Advantages and disadvantages of Gradient Descent.
Advantages:
Convergence to Local Minima:
- Gradient Descent aims to minimize the loss function iteratively. It usually converges to a local minimum of the loss function, effectively finding the best-fitting parameters for the model.
Applicability to Large Datasets:
- Gradient Descent processes data in batches, making it suitable for large datasets. Mini-batch or stochastic variants can further speed up training by utilizing parallel processing.
Flexibility:
- Gradient Descent can be applied to various models, including neural networks and other machine learning algorithms.
Continuous Improvement:
- With each iteration, the algorithm fine-tunes the model’s parameters, leading to gradual improvement in the model’s fit to the data.
Disadvantages/Limitations:
Choice of Learning Rate:
- Selecting an appropriate learning rate is crucial. A learning rate that’s too small can lead to slow convergence, while one that’s too large can cause the optimization process to overshoot the minimum or even diverge.
Local Minima and Saddle Points:
- Gradient Descent can get stuck in local minima or saddle points, where the gradient is close to zero but the algorithm hasn’t yet reached the global minimum.
Sensitivity to Initialization:
- The starting point of the optimization can impact the final solution. Different initializations might lead to different local minima.

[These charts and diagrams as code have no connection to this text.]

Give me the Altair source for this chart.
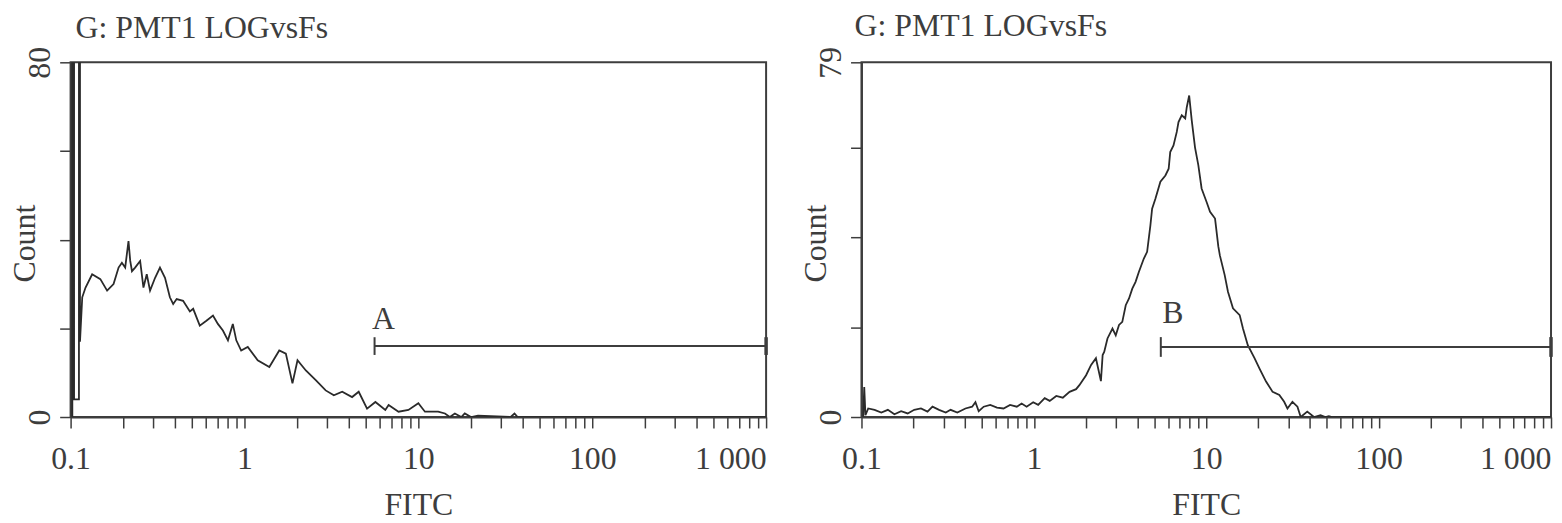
import altair as alt
import pandas as pd

FONT = "Liberation Serif"
INK = "#3d3d3d"
FS = 32

# ---------------- data (log10 of FITC, counts) ----------------
left_log = [-0.99, -0.99, -0.98, -0.98, -0.952, -0.952, -0.946, -0.946, -0.933, -0.914,
            -0.876, -0.829, -0.790, -0.753, -0.724, -0.705, -0.686, -0.667, -0.657, -0.647,
            -0.629, -0.600, -0.581, -0.562, -0.543, -0.514, -0.486, -0.457, -0.429, -0.410,
            -0.390, -0.353, -0.314, -0.295, -0.257, -0.219, -0.181, -0.153, -0.124, -0.095,
            -0.067, -0.047, -0.019, 0.019, 0.076, 0.143, 0.200, 0.238, 0.276, 0.305,
            0.353, 0.410, 0.467, 0.514, 0.562, 0.619, 0.657, 0.705, 0.753, 0.810,
            0.829, 0.886, 0.943, 1.000, 1.038, 1.114, 1.153, 1.181, 1.210, 1.247,
            1.267, 1.303, 1.343, 1.531, 1.553, 1.571, 3.0]
left_count = [0, 80, 80, 4, 4, 80, 80, 17, 27.0, 29.2,
              32.2, 31.1, 28.5, 30.0, 33.7, 34.8, 33.7, 39.7, 35.2, 32.9,
              33.7, 35.2, 29.2, 32.2, 28.5, 31.4, 33.7, 31.4, 27.0, 25.5,
              26.6, 26.2, 23.8, 24.4, 20.6, 21.7, 22.9, 21.0, 19.5, 17.3,
              21.0, 17.3, 15.0, 15.8, 12.8, 11.3, 15.0, 14.3, 7.6, 12.8,
              10.5, 8.3, 6.0, 4.9, 5.7, 4.5, 5.7, 1.9, 3.4, 1.6,
              2.7, 1.2, 1.6, 3.1, 1.2, 1.2, 0.8, 0, 0.8, 0,
              0.8, 0, 0.3, 0, 0.8, 0, 0]

right_log = [-0.99, -0.984, -0.977, -0.961, -0.924, -0.885, -0.847, -0.809, -0.770, -0.732,
             -0.694, -0.655, -0.617, -0.588, -0.550, -0.511, -0.483, -0.444, -0.397, -0.358,
             -0.339, -0.320, -0.291, -0.253, -0.214, -0.176, -0.138, -0.099, -0.071, -0.042,
             -0.004, 0.025, 0.063, 0.092, 0.130, 0.168, 0.207, 0.245, 0.264, 0.303,
             0.332, 0.360, 0.389, 0.399, 0.408, 0.427, 0.456, 0.475, 0.494, 0.513,
             0.533, 0.552, 0.571, 0.590, 0.609, 0.638, 0.657, 0.676, 0.686, 0.705,
             0.734, 0.763, 0.782, 0.791, 0.810, 0.829, 0.839, 0.858, 0.878, 0.887,
             0.901, 0.916, 0.935, 0.954, 0.973, 1.002, 1.022, 1.051, 1.070, 1.079,
             1.107, 1.126, 1.155, 1.194, 1.213, 1.241, 1.280, 1.309, 1.347, 1.385,
             1.424, 1.452, 1.471, 1.500, 1.529, 1.548, 1.586, 1.625, 1.663, 1.691,
             1.711, 1.730, 3.0]
right_count = [0, 6.7, 0.4, 1.9, 1.6, 1.0, 1.6, 0.6, 1.3, 0.8,
               1.6, 1.9, 1.2, 2.3, 1.6, 1.0, 1.6, 1.0, 1.9, 2.3,
               3.3, 1.3, 2.3, 2.7, 2.1, 1.9, 2.7, 2.3, 3.0, 2.3,
               3.3, 2.7, 4.2, 3.6, 4.7, 4.3, 5.6, 6.2, 7.1, 9.3,
               11.6, 13.1, 8.0, 13.8, 14.5, 17.5, 19.7, 18.2, 20.5, 21.2,
               24.9, 26.4, 28.6, 30.1, 32.3, 35.3, 36.8, 42.7, 46.4, 48.6,
               52.4, 53.8, 55.3, 59.0, 60.5, 63.5, 65.7, 67.2, 66.5, 69.0,
               71.6, 66.0, 60.0, 56.1, 50.9, 47.9, 45.7, 44.2, 38.0, 36.0,
               31.6, 27.9, 24.2, 22.7, 19.7, 16.0, 13.1, 10.8, 7.9, 5.6,
               4.9, 3.4, 1.9, 3.4, 2.3, 0, 1.2, 0, 0.4, 0,
               0.2, 0, 0]

titles = ["G: PMT1 LOGvsFs", "G: PMT1 LOGvsFs"]
y_max = [80, 79]
y_ticks = [[0, 20, 40, 60, 80], [0, 20, 40, 60, 79]]
gate_names = ["A", "B"]
gate_start = [5.6, 5.45]
gate_end = [1000, 1000]
gate_level = [16.0, 15.6]
gate_cap = [2.0, 2.2]
gate_label_x = [6.3, 6.4]
gate_label_y = [19.9, 20.9]

x_decades = [0.1, 1, 10, 100, 1000]
x_decade_labels = ["0.1", "1", "10", "100", "1 000"]
x_ticks = [m * d for d in [0.1, 1, 10, 100] for m in range(1, 10)] + [1000]

label_expr = " : ".join(
    f"datum.value == {v} ? '{t}'" for v, t in zip(x_decades, x_decade_labels)
) + " : ''"


def panel(k, logs, counts, width, height, title_dx, title_offset):
    df = pd.DataFrame({
        "FITC": [10 ** v for v in logs],
        "Count": counts,
        "i": list(range(len(logs))),
    })
    xscale = alt.Scale(type="log", domain=[0.1, 1000], nice=False)
    yscale = alt.Scale(domain=[0, y_max[k]], nice=False, zero=True)
    xaxis = alt.Axis(
        values=x_ticks, labelExpr=label_expr, title="FITC", grid=False,
        labelAlign={"condition": {"test": "datum.value >= 1000", "value": "right"}, "value": "center"},
        labelFlush=False, labelOverlap=False,
        tickSize=11, labelPadding=16, titlePadding=15,
    )
    ylab = f"datum.value == 0 || datum.value == {y_max[k]} ? datum.label : ''"
    yaxis = alt.Axis(
        values=y_ticks[k], labelExpr=ylab, title="Count", grid=False,
        labelAngle=270, labelAlign="center", labelBaseline="bottom",
        tickSize=11, labelPadding=3,
        titleX=-46, titleY=182, titleBaseline="middle", titleAngle=270,
    )
    line = alt.Chart(df).mark_line(color="#2a2a2a", strokeWidth=1.8, clip=True, interpolate="linear").encode(
        x=alt.X("FITC:Q", scale=xscale, axis=xaxis),
        y=alt.Y("Count:Q", scale=yscale, axis=yaxis),
        order="i:Q",
    )
    gdf = pd.DataFrame({"x1": [gate_start[k]], "x2": [gate_end[k]], "y": [gate_level[k]],
                        "lo": [gate_level[k] - gate_cap[k]], "hi": [gate_level[k] + gate_cap[k]]})
    gate = alt.Chart(gdf).mark_rule(color=INK, strokeWidth=2).encode(
        x=alt.X("x1:Q", scale=xscale), x2="x2:Q", y=alt.Y("y:Q", scale=yscale))
    capl = alt.Chart(gdf).mark_rule(color=INK, strokeWidth=2).encode(
        x=alt.X("x1:Q", scale=xscale), y=alt.Y("lo:Q", scale=yscale), y2="hi:Q")
    capr = alt.Chart(gdf).mark_rule(color=INK, strokeWidth=3.5).encode(
        x=alt.X("x2:Q", scale=xscale), y=alt.Y("lo:Q", scale=yscale), y2="hi:Q")
    ldf = pd.DataFrame({"x": [gate_label_x[k]], "y": [gate_label_y[k]], "t": [gate_names[k]]})
    lab = alt.Chart(ldf).mark_text(font=FONT, fontSize=FS, color=INK, baseline="alphabetic",
                                   align="center").encode(
        x=alt.X("x:Q", scale=xscale), y=alt.Y("y:Q", scale=yscale), text="t:N")
    return alt.layer(line, gate, capl, capr, lab).properties(
        width=width, height=height,
        title=alt.TitleParams(titles[k], anchor="start", frame="group", dx=title_dx, font=FONT,
                              fontSize=FS, fontWeight="normal", color=INK, baseline="alphabetic",
                              offset=title_offset),
    )


left = panel(0, left_log, left_count, 700, 357, 5, -24)
right = panel(1, right_log, right_count, 694, 357, -7, -22)

chart = alt.hconcat(left, right, spacing=30).properties(
    padding={"left": 0, "top": 0, "right": 0, "bottom": 0}
).configure_axis(
    labelFont=FONT, labelFontSize=FS, labelColor=INK,
    titleFont=FONT, titleFontSize=FS, titleColor=INK, titleFontWeight="normal",
    domainColor=INK, domainWidth=2, tickColor=INK, tickWidth=1.5,
).configure_view(stroke=INK, strokeWidth=2)

chart.save("out.html", embed_options={"renderer": "svg", "actions": False})
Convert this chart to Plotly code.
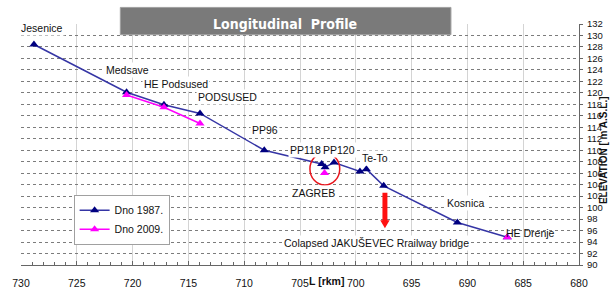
import plotly.graph_objects as go

# ---- data ----
km_1987 = [728.84, 720.54, 717.19, 713.96, 708.2, 703.06, 702.75, 701.95, 699.63, 699.05, 697.5, 690.9, 686.43]
elev_1987 = [128.43, 120.1, 117.94, 116.41, 110.0, 107.6, 107.05, 107.85, 106.3, 106.7, 103.8, 97.4, 94.85]

km_2009 = [720.54, 717.19, 713.96, None, 702.8, None, 686.43]
elev_2009 = [119.64, 117.49, 114.66, None, 106.04, None, 94.85]

x_ticks = [730, 725, 720, 715, 710, 705, 700, 695, 690, 685, 680]
y_ticks = list(range(90, 133, 2))

# labels: text, km, elevation
labels = ["Jesenice", "Medsave", "HE Podsused", "PODSUSED", "PP96", "PP118", "PP120",
          "Te-To", "ZAGREB", "Kosnica", "Colapsed JAKUŠEVEC Rrailway bridge"]
label_km = [728.13, 720.48, 716.12, 711.49, 708.11, 704.47, 701.53,
            698.24, 703.75, 690.14, 698.15]
label_elev = [131.32, 124.0, 121.63, 119.25, 113.47, 110.06, 110.06,
              108.70, 102.58, 100.88, 93.91]

FONT = "Liberation Sans, Arial, sans-serif"
NARROW = "Liberation Sans Narrow, DejaVu Sans Condensed, Arial Narrow, Liberation Sans, sans-serif"

fig = go.Figure()
fig.add_trace(go.Scatter(
    x=km_1987, y=elev_1987, mode="lines+markers", name="Dno 1987.",
    line=dict(color="#3535a5", width=1.5),
    marker=dict(symbol="triangle-up", size=8, color="#000080"),
))
fig.add_trace(go.Scatter(
    x=km_2009, y=elev_2009, mode="lines+markers", name="Dno 2009.",
    connectgaps=False,
    line=dict(color="#ff00ff", width=1.5),
    marker=dict(symbol="triangle-up", size=8, color="#ff00ff"),
))

annotations = []
for t, xk, ye in zip(labels, label_km, label_elev):
    annotations.append(dict(x=xk, y=ye, xref="x", yref="y", text=t, showarrow=False,
                            font=dict(family=FONT, size=10.5, color="#111"),
                            bgcolor="white", borderpad=1))
annotations.append(dict(x=684.36, y=95.61, xref="x", yref="y", text="HE Drenje", showarrow=False,
                        font=dict(family=FONT, size=10.5, color="#111")))
# title
annotations.append(dict(x=0.4733, y=1.0, xref="paper", yref="paper", text="<b>Longitudinal  Profile</b>",
                        showarrow=False, xanchor="center", yanchor="middle",
                        font=dict(family=NARROW, size=14, color="white")))
# axis titles
annotations.append(dict(x=0.548, y=-0.1, xref="paper", yref="paper", text="<b>L [rkm]</b>",
                        showarrow=False, font=dict(family=FONT, size=10.5, color="#111")))
annotations.append(dict(x=1.057, y=0.478, xref="paper", yref="paper", text="<b>ELEVATION [ m A.S.L.]</b>",
                        showarrow=False, textangle=-90, font=dict(family=FONT, size=10, color="#111")))

# arrow geometry (km / elevation)
ax_c, a_half_shaft, a_half_head = 697.39, 0.222, 0.42
a_top, a_neck, a_tip = 102.58, 97.82, 96.41
arrow_path = (f"M {ax_c+a_half_shaft},{a_top} L {ax_c-a_half_shaft},{a_top} "
              f"L {ax_c-a_half_shaft},{a_neck} L {ax_c-a_half_head},{a_neck} "
              f"L {ax_c},{a_tip} L {ax_c+a_half_head},{a_neck} L {ax_c+a_half_shaft},{a_neck} Z")

shapes = [
    dict(type="rect", xref="paper", yref="paper", x0=0.178, x1=0.7705, y0=0.9555, y1=1.0688,
         fillcolor="#7a7a7a", line=dict(color="#a0a0a0", width=1), layer="above"),
    dict(type="circle", xref="x", yref="y", x0=704.11, x1=701.44, y0=103.94, y1=109.55,
         line=dict(color="#e8141c", width=1.5), layer="above"),
    dict(type="path", xref="x", yref="y", path=arrow_path, fillcolor="#ff1010",
         line=dict(color="#ff1010", width=0), layer="above"),
]

fig.update_layout(
    width=615, height=301,
    margin=dict(l=17, r=36, t=24, b=30),
    paper_bgcolor="white", plot_bgcolor="white",
    font=dict(family=FONT, size=11, color="#111"),
    showlegend=True,
    hovermode=False,
    legend=dict(x=0.0943, y=0.2915, xref="paper", yref="paper", xanchor="left", yanchor="top",
                bgcolor="white", bordercolor="#a0a0a0", borderwidth=1,
                font=dict(family=FONT, size=10.5, color="#111"), itemwidth=30,
                tracegroupgap=0),
    annotations=annotations,
    shapes=shapes,
    xaxis=dict(range=[730, 680], tickvals=x_ticks, showgrid=True, gridcolor="#d4d4d4", gridwidth=1,
               zeroline=False, showline=True, linecolor="#666", linewidth=1,
               ticks="inside", ticklen=4, tickcolor="#666",
               minor=dict(dtick=1, ticks="inside", ticklen=3, tickcolor="#666", showgrid=False),
               tickfont=dict(family=FONT, size=10.5, color="#111"), ticklabelstandoff=8),
    yaxis=dict(range=[90, 132], tickvals=y_ticks, side="right", showgrid=True, gridcolor="#7c7c7c",
               griddash="dot", gridwidth=1, zeroline=False, showline=True, linecolor="#666",
               linewidth=1, ticks="outside", ticklen=3, tickcolor="#666",
               tickfont=dict(family=FONT, size=9.5, color="#111"), ticklabelstandoff=2),
)

fig.write_html("out.html", config={"displayModeBar": False},
               post_script="document.body.style.margin='0px';")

- Slow Convergence on Poorly Conditioned Problems: Gradient Descent can converge slowly on loss surfaces with narrow, elongated valleys, especially if the learning rate isn’t carefully chosen.
Noise and Stochasticity:
- Stochastic Gradient Descent can introduce noise due to random sampling of data points. This noise can cause oscillations or slower convergence.
Conclusion:
Gradient Descent has numerous advantages, including its ability to converge to local minima, applicability to large datasets, and continuous improvement. However, it also comes with limitations such as the sensitivity to learning rate, potential convergence to local minima, and noise introduced by stochasticity. These limitations often lead to the development of more advanced optimization algorithms, like Mini-batch Gradient Descent, Momentum, and Adam, which attempt to address some of the challenges associated with traditional Gradient Descent methods.